Maybe the most immediately obvious, but definitely one of the least understood parts of the filmmaking process is colour grading. As technology changes at an ever increasing pace, the art and science of colour grading have become more commonplace in smaller productions. As high-end cameras have come down in price, it has opened up this mysterious and highly technical aspect of filmmaking to lower budget and smaller productions.

This new camera equipment offers increased flexibility to producers on how their final image will look. It is now possible to be more focused on colour grading as opposed to colour correction. Colour correction is fairly self-explanatory – it’s the process by which any inconsistencies in the colour of an image are addressed, usually with an aim to make the image as realistic as possible and usually a more technical treatment of the image.

Colour grading, on the other hand, is the more creative aspect of the colour process, where a colourist (or editor) will treat an image to produce a different emotional response or feeling depending on the story being told. The “flat” image out of the camera allows for much more latitude in how the picture can be manipulated by recording a higher dynamic range – more information is retained in both the shadows and the highlights of the image. With the relevant software, it’s then possible to manipulate this image to get the feel that you want from each shot.

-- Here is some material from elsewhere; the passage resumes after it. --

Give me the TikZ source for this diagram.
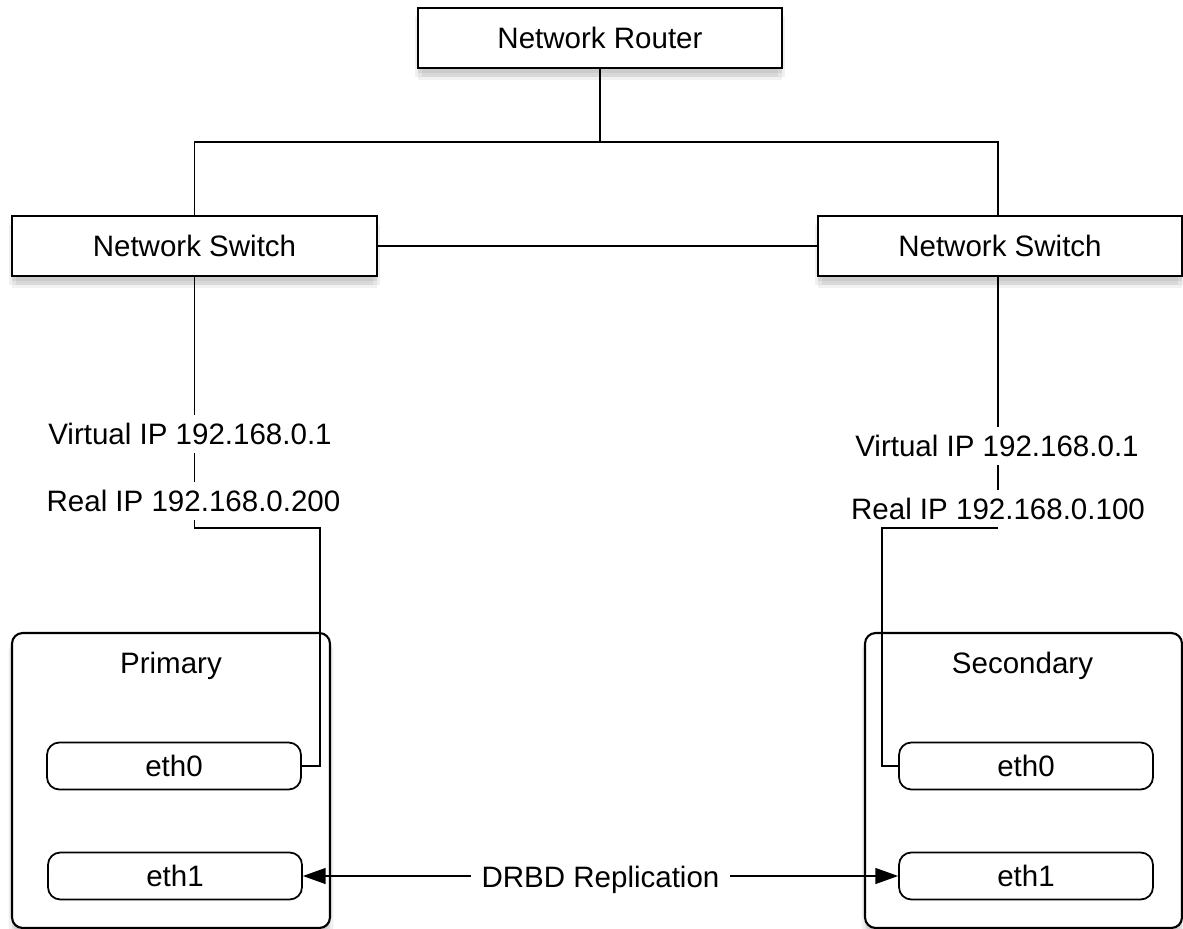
\documentclass[tikz,border=0pt]{standalone}
\usepackage{fontspec}
\setmainfont{Liberation Sans}
\usepackage{tikz}
\usetikzlibrary{shapes,arrows.meta,shadows}
\tikzstyle{every node}=[font=\fontsize{16.8}{20}\selectfont]
\tikzstyle{soft shadow}=[drop shadow={shadow xshift=-2pt,shadow yshift=-5pt,opacity=.12},
  drop shadow={shadow xshift=2pt,shadow yshift=-5pt,opacity=.12},
  drop shadow={shadow xshift=0pt,shadow yshift=-7pt,opacity=.1},
  drop shadow={shadow xshift=0pt,shadow yshift=-3pt,opacity=.15}]
\tikzstyle{device}=[draw,line width=1.2pt,fill=white,minimum height=1.2cm,soft shadow]
\tikzstyle{host}=[draw,line width=1.2pt,fill=white,rounded corners=6pt,minimum width=6.36cm,minimum height=5.9cm,soft shadow]
\tikzstyle{iface}=[draw,line width=1pt,fill=white,rounded corners=7pt,minimum width=5.08cm,minimum height=0.94cm]
\tikzstyle{iplabel}=[inner sep=4pt]
\tikzstyle{tip}=[{Triangle[length=13pt,width=9pt]}-{Triangle[length=13pt,width=9pt]}]

\begin{document}
\begin{tikzpicture}[x=0.02cm,y=-0.02cm,line width=1.1pt]
\useasboundingbox (0,0) rectangle (1183,929);
\node[device,minimum width=7.28cm] (router) at (600,38) {Network Router};
\node[device,minimum width=7.3cm] (swL) at (194.5,246) {Network Switch};
\node[device,minimum width=7.28cm] (swR) at (1000,246) {Network Switch};
\node[host] (primary) at (171,780.5) {};
\node[host,minimum width=6.34cm] (secondary) at (1023.5,780.5) {};
\node[anchor=base] (priT) at (171,673) {Primary};
\node[anchor=base] (secT) at (1022.5,673) {Secondary};
\node[iface] (eth0L) at (174,766) {eth0};
\node[iface] (eth1L) at (175,876) {eth1};
\node[iface] (eth0R) at (1026,766) {eth0};
\node[iface] (eth1R) at (1026,876) {eth1};
\node[iplabel] (vipL) at (190,434) {Virtual IP 192.168.0.1};
\node[iplabel] (ripL) at (193.5,501) {Real IP 192.168.0.200};
\node[iplabel] (vipR) at (997,446) {Virtual IP 192.168.0.1};
\node[iplabel] (ripR) at (998,508.5) {Real IP 192.168.0.100};
\coordinate (bus) at (600,142);
\coordinate (bendL) at (320,528);
\coordinate (tapR) at (998,528);
\coordinate (bendR) at (882,528);
\draw (router.south) -- (bus);
\draw (swL.north) |- (bus) -| (tapR |- swR.north);
\draw (swL.east) -- (swR.west);
\draw (swL.south) -- (swL.south |- vipL.north);
\draw (swL.south |- vipL.south) -- (swL.south |- ripL.north);
\draw (swL.south |- ripL.south) |- (bendL) |- (eth0L.east);
\draw (tapR |- swR.south) -- (tapR |- vipR.north);
\draw (tapR |- vipR.south) -- (tapR |- ripR.north);
\draw (tapR) -- (bendR) |- (eth0R.west);
\draw[tip] (eth1L.east) -- (eth1R.west)
  node[midway,fill=white,inner xsep=6pt,inner ysep=1pt,yshift=-2pt] (drbd) {DRBD Replication};
\end{tikzpicture}
\end{document}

Grading an image can have a massive effect on how it makes the viewer feel. In our video production company at Definition, we have used blue or muted tones in projects around science and technology, lending a more serious and focused look to the film. On projects with a less information heavy focus, we might use warmer tones to help drive a more emotional response. Blue and cooler tones can also lend a horror project an unsettling atmosphere, as seen in this example we made for Absolute Radio:

The purple grade (and some lighting choices made on set too) really set a spooky unsettling tone. One of the best books on colour grading is called “If It’s Purple, Someone’s Gonna Die” and you can see from this film that we’ve really taken that adage to heart.

On most projects though, the grade is much more subtle. This recent shoot for Edenred, for example, is mostly just giving the image a realistic, natural feel but we have also chosen to really push the saturation of red colours in particular as this is the main brand colour for this client. You can also see here the difference between the raw image straight from the camera and what the finished shot looks like.


Because every project is unique, we always shoot a flat image with our projects here at Definition so that we have the maximum amount of flexibility with colour grading in post-production.

As you can see colour grading can have a huge impact on a production so we always recommend allowing enough time (and consequently budget) to properly treat footage at the final stage of a project.